#### Short exercise:
Find the number of lines containing the string "this" in the data. Answer with the number by itself.

#### Material provided:
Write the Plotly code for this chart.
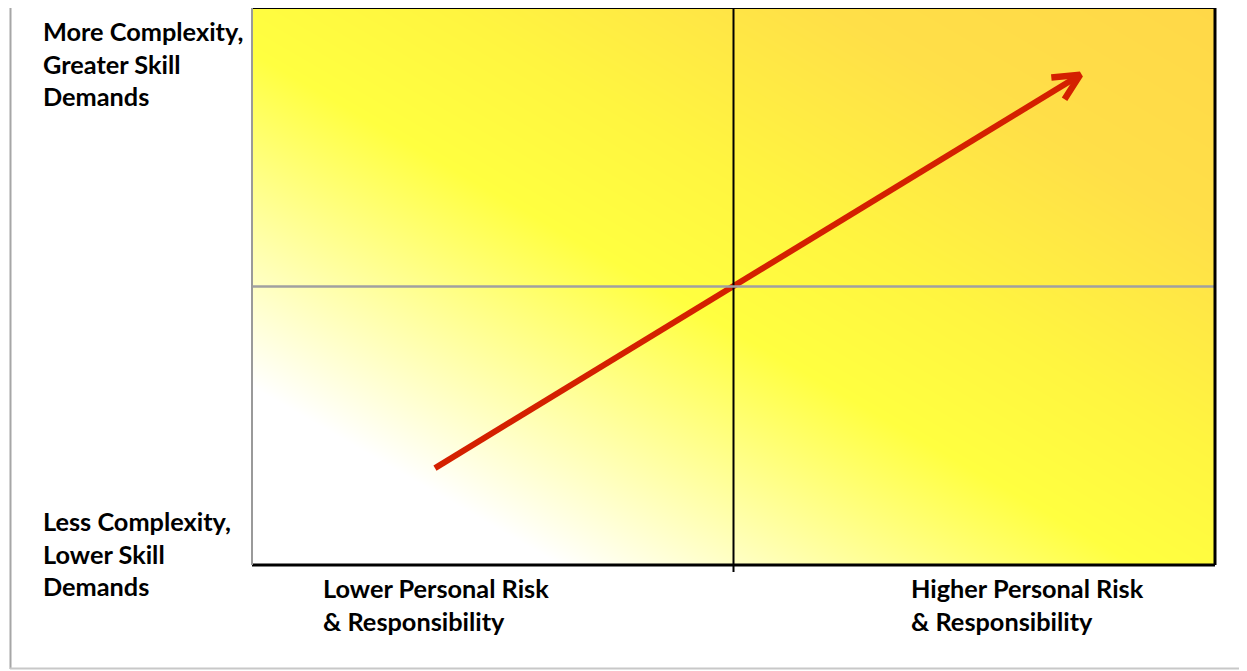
==
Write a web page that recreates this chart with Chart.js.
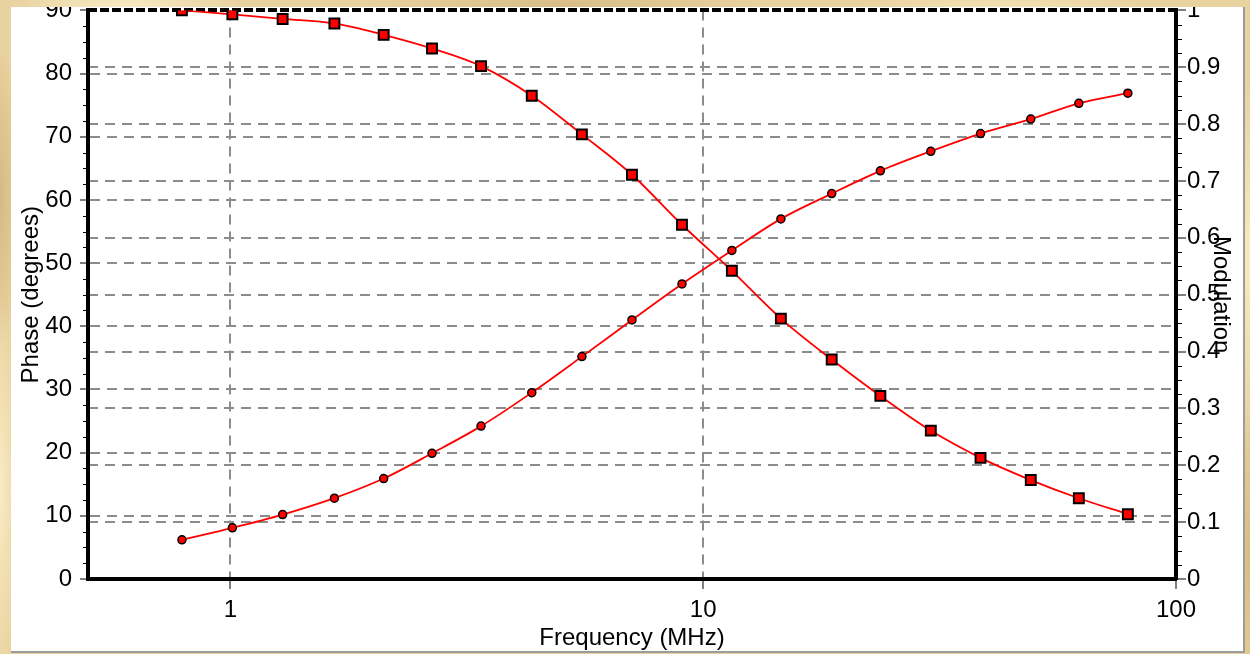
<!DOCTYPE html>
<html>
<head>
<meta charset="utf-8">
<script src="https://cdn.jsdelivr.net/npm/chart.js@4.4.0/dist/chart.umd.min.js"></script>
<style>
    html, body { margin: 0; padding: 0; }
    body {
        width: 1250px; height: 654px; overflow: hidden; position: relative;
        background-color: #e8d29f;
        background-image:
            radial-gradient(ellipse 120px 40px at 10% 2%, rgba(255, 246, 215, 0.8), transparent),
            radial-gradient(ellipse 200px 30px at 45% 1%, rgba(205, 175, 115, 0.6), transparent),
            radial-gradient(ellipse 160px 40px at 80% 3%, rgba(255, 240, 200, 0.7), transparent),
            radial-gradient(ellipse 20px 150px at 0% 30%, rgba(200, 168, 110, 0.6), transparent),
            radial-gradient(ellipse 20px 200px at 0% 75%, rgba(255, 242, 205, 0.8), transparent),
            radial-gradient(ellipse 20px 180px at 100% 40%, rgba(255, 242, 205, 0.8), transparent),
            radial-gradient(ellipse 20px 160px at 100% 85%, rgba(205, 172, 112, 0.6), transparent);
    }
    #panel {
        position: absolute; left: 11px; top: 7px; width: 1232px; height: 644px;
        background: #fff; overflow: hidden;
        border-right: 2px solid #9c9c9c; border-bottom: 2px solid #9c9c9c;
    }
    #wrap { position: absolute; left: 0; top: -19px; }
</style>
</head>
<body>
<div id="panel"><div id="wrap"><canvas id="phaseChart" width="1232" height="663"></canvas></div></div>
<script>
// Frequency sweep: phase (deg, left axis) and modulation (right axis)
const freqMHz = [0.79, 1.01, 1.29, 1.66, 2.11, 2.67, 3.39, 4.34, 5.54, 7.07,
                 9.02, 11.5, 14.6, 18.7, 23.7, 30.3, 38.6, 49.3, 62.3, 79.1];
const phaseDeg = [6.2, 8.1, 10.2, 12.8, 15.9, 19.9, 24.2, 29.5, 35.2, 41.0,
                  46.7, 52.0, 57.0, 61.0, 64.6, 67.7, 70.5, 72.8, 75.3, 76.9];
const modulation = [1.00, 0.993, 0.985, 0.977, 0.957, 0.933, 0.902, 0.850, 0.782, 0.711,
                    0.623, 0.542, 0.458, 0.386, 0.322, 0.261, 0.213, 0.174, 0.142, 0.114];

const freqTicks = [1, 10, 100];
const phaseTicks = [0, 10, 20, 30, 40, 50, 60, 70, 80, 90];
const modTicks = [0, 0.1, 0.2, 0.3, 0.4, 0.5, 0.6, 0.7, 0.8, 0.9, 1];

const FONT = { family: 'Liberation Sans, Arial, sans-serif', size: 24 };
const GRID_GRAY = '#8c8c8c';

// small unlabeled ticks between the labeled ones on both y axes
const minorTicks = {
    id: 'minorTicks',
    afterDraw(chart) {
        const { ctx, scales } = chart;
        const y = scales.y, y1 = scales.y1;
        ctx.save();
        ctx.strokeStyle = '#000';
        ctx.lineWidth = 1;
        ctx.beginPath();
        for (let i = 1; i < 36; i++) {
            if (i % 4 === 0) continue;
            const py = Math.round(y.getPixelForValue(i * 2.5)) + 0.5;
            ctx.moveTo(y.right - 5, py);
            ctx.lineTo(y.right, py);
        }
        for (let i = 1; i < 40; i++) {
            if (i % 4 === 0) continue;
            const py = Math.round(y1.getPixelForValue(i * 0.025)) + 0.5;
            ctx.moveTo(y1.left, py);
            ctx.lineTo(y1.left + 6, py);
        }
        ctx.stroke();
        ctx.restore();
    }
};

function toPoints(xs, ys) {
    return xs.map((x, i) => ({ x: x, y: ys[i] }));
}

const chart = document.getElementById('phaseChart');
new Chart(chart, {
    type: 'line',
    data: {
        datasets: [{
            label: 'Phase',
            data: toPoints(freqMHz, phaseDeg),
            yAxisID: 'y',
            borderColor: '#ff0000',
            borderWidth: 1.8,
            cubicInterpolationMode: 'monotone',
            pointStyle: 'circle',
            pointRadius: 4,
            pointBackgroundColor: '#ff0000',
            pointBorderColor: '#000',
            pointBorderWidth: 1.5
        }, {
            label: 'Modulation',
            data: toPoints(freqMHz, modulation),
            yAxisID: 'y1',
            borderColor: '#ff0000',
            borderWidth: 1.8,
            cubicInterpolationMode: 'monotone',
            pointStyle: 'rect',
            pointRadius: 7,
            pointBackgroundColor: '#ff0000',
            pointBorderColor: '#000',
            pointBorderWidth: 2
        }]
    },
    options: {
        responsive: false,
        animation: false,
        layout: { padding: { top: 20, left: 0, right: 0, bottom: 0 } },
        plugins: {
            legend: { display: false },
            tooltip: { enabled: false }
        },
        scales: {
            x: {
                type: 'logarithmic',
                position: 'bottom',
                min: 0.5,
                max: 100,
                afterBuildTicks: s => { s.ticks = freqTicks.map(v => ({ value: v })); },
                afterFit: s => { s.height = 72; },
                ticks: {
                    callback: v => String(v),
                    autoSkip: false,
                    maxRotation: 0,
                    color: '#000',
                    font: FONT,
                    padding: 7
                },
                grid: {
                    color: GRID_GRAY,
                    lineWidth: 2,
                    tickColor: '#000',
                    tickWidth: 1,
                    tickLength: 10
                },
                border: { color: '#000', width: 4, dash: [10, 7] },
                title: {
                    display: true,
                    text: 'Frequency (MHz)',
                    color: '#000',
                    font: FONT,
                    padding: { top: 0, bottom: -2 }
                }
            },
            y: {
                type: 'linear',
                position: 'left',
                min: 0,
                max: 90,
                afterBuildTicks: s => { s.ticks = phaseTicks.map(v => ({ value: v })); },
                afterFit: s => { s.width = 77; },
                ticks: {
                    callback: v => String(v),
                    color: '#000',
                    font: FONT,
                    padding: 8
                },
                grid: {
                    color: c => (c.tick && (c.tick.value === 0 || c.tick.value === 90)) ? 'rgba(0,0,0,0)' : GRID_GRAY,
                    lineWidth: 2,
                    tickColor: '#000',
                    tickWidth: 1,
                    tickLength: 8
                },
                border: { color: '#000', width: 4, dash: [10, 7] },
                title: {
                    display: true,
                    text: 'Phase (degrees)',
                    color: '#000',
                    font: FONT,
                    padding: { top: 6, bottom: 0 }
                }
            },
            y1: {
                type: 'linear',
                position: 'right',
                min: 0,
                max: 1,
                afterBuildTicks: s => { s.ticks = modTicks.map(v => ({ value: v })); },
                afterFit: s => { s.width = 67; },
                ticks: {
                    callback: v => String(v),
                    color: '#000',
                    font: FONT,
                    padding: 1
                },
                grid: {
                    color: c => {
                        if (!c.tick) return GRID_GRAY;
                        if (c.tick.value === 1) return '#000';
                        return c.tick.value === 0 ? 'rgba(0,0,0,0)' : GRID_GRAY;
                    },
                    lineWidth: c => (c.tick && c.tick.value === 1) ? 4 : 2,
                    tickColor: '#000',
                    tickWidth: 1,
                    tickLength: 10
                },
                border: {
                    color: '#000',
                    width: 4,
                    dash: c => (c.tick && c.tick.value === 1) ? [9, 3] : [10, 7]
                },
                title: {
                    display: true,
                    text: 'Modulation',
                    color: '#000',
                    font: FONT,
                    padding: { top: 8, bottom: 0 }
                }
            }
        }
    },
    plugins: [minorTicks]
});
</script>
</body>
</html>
==
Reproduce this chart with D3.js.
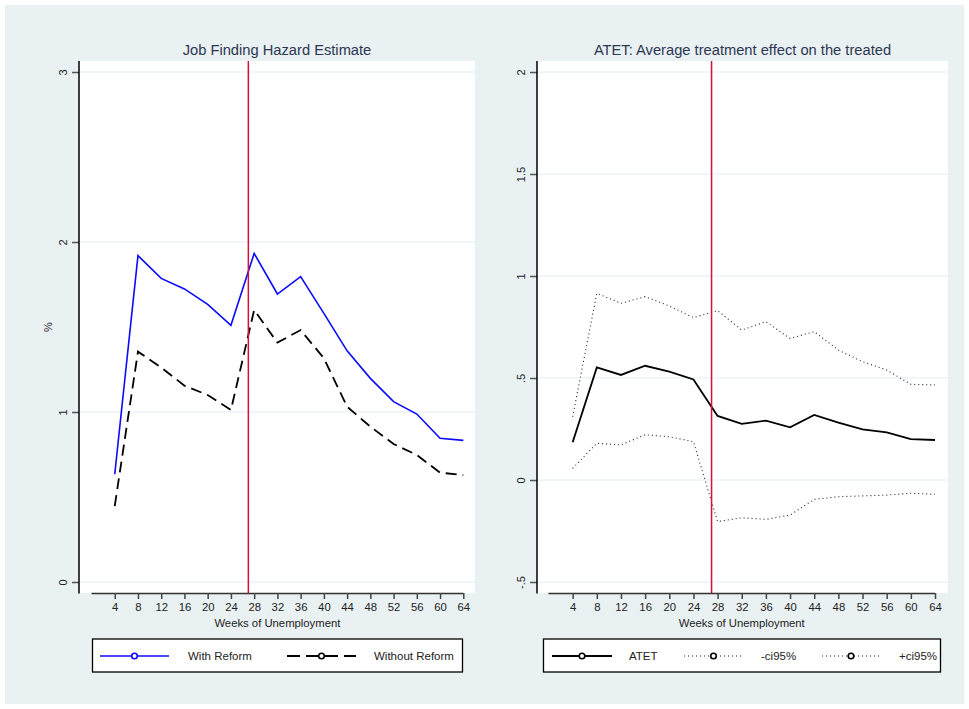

#### The solution:
3